• What the exercise asks
In the entries below, find the line containing "Give me the Plotly source for this chart." and the line containing "cx, cy, r = 397, 262, 164". Copy those two lines and everything between them exactly, and only that.

• Exercise inputs
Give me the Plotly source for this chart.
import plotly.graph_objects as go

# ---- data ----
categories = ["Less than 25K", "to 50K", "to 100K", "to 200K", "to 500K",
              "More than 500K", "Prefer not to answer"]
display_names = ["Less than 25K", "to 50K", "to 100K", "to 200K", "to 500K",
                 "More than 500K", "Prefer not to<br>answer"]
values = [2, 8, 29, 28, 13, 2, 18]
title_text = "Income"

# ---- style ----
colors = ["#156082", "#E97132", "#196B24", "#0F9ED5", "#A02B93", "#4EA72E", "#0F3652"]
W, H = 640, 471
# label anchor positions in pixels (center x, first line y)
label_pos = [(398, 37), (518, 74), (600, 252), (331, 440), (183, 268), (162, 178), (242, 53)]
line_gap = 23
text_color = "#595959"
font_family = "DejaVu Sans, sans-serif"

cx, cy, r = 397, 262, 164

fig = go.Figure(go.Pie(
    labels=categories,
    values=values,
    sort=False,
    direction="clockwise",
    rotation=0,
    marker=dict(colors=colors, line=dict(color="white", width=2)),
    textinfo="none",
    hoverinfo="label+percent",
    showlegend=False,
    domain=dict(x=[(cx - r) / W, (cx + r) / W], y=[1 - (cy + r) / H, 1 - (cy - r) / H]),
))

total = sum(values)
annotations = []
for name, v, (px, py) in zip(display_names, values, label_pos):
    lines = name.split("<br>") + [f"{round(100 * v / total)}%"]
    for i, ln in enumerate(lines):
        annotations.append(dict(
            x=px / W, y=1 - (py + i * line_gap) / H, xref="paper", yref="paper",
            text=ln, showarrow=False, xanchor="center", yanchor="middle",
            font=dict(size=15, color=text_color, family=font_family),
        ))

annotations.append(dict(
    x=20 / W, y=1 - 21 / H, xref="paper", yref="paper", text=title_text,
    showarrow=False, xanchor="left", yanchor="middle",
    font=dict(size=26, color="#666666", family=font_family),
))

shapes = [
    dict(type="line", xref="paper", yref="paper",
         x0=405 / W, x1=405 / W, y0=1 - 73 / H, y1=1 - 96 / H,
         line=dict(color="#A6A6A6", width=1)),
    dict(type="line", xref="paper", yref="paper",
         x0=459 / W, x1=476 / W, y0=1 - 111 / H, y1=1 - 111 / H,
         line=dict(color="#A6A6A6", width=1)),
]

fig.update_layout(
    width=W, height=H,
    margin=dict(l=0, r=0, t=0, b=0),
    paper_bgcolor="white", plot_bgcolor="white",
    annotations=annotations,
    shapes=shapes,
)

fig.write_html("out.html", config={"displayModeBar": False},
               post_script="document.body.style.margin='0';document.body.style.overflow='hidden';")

* * *

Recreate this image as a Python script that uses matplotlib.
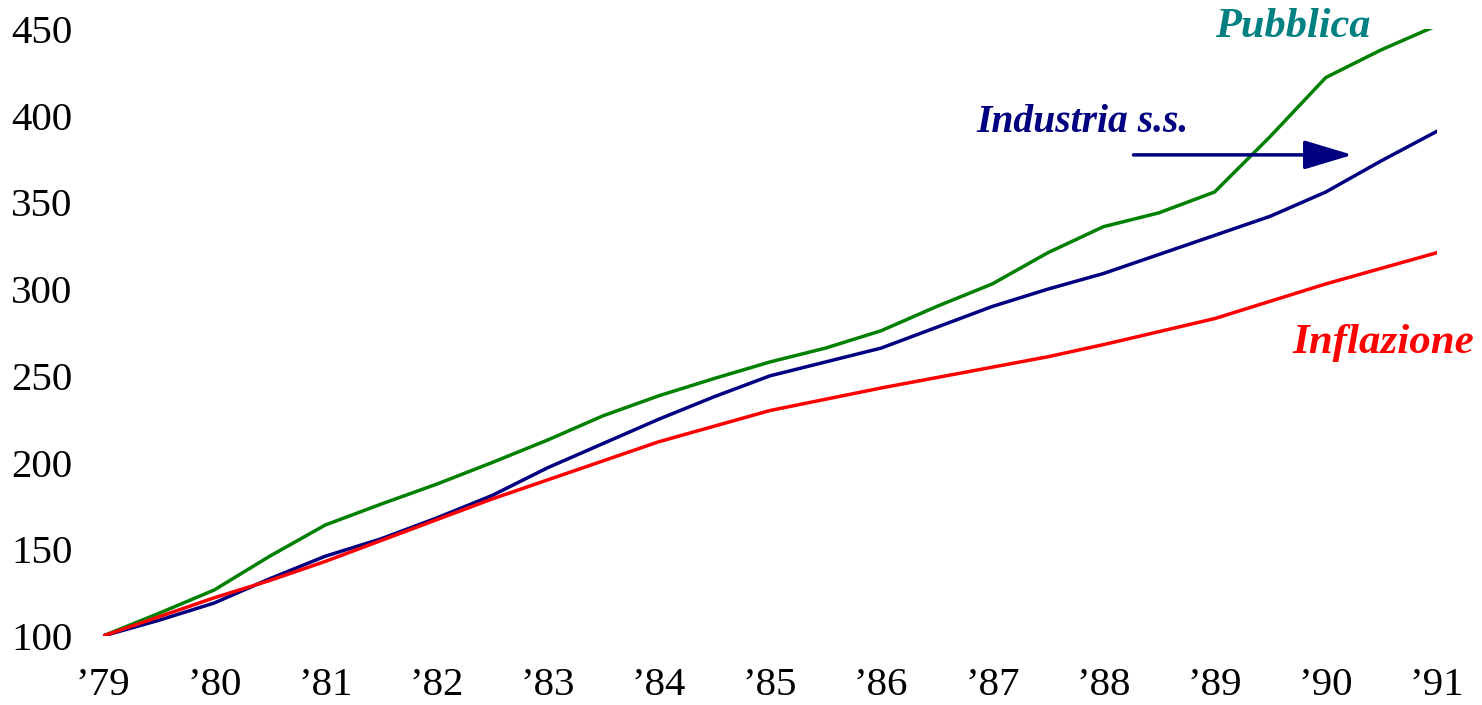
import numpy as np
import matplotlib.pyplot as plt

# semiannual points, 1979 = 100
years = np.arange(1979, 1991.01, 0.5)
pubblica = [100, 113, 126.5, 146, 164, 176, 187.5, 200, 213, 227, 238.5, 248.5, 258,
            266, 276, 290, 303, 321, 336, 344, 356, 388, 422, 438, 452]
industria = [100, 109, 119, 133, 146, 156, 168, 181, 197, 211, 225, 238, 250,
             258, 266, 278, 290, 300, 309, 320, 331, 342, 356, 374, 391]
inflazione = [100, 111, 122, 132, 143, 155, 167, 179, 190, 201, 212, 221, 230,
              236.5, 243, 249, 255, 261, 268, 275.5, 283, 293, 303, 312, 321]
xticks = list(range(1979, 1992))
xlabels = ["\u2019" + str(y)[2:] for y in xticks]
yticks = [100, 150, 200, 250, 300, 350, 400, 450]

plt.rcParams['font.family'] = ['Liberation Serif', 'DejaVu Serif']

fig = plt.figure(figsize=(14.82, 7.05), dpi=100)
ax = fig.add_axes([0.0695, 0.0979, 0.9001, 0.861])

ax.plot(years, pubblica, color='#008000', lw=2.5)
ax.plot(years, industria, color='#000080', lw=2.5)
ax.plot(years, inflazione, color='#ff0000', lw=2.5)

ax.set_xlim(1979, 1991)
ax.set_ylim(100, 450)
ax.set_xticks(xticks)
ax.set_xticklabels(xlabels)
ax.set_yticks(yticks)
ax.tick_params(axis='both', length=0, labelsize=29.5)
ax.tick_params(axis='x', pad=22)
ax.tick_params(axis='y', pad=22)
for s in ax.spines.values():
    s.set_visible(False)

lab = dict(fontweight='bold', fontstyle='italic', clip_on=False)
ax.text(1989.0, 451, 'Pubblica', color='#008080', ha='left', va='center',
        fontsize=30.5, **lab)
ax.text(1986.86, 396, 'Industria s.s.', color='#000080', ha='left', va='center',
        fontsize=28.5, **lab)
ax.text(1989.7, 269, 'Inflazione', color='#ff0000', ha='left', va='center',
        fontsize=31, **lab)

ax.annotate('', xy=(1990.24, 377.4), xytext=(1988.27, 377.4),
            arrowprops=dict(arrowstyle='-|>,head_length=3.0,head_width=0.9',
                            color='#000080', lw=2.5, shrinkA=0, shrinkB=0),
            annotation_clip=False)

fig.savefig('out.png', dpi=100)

• Correct answer
Give me the Plotly source for this chart.
import plotly.graph_objects as go

# ---- data ----
categories = ["Less than 25K", "to 50K", "to 100K", "to 200K", "to 500K",
              "More than 500K", "Prefer not to answer"]
display_names = ["Less than 25K", "to 50K", "to 100K", "to 200K", "to 500K",
                 "More than 500K", "Prefer not to<br>answer"]
values = [2, 8, 29, 28, 13, 2, 18]
title_text = "Income"

# ---- style ----
colors = ["#156082", "#E97132", "#196B24", "#0F9ED5", "#A02B93", "#4EA72E", "#0F3652"]
W, H = 640, 471
# label anchor positions in pixels (center x, first line y)
label_pos = [(398, 37), (518, 74), (600, 252), (331, 440), (183, 268), (162, 178), (242, 53)]
line_gap = 23
text_color = "#595959"
font_family = "DejaVu Sans, sans-serif"

cx, cy, r = 397, 262, 164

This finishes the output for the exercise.